Since 2012, workers aged between 22 and state pension age who earn at least £10,000 a year have been automatically enrolled into a workplace pension scheme. By 2021, the number of eligible employees contributing had increased from 55pc to 88pc, with £33bn more saved in real terms.
A 2017 review of the system then recommended lowering the age to 18 and removing the lower wage limit, meaning employees would be enrolled from the first £1 earnt.
The Government accepted the recommendations, but has yet to implement them and the report says the delays could cost people tens of thousands in retirement income and leave many without a plan to pay for housing.
Gordon Brown sounded the death knell for final salary pensions by axing the dividend tax credit in his first Budget, despite being warned it could cost employers more than £100bn over the next 10 to 15 years.

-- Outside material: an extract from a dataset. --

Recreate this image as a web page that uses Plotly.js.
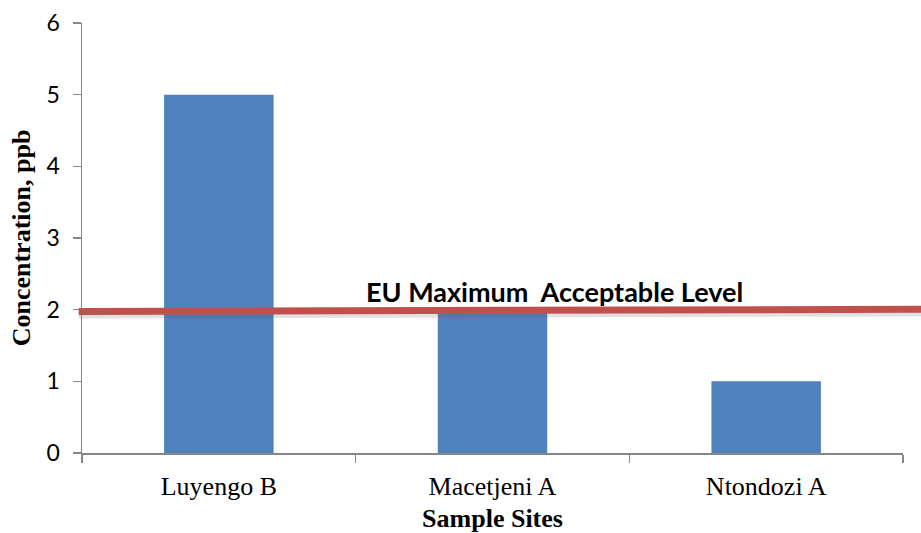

It meant that pension funds no longer received tax relief on dividends from their investments, with the decision blamed for shortfalls in pension pots and the winding up of “gold-plated” defined benefit schemes.
The schemes provide a guaranteed income for life in retirement, along with an inflation-linked annual increase that could cost the taxpayer £2.5bn this year alone.
As a result, millions are now forced to rely on defined contribution schemes for retirement, which they could opt out of at any time.
The report says that the Government must at least introduce a gradual framework to increase contributions.
Ms Izat added: “Even though there are short term issues like the cost of living, there needs to be a commitment to a framework for gradual increases, otherwise we’ll just keep kicking the can down the road”.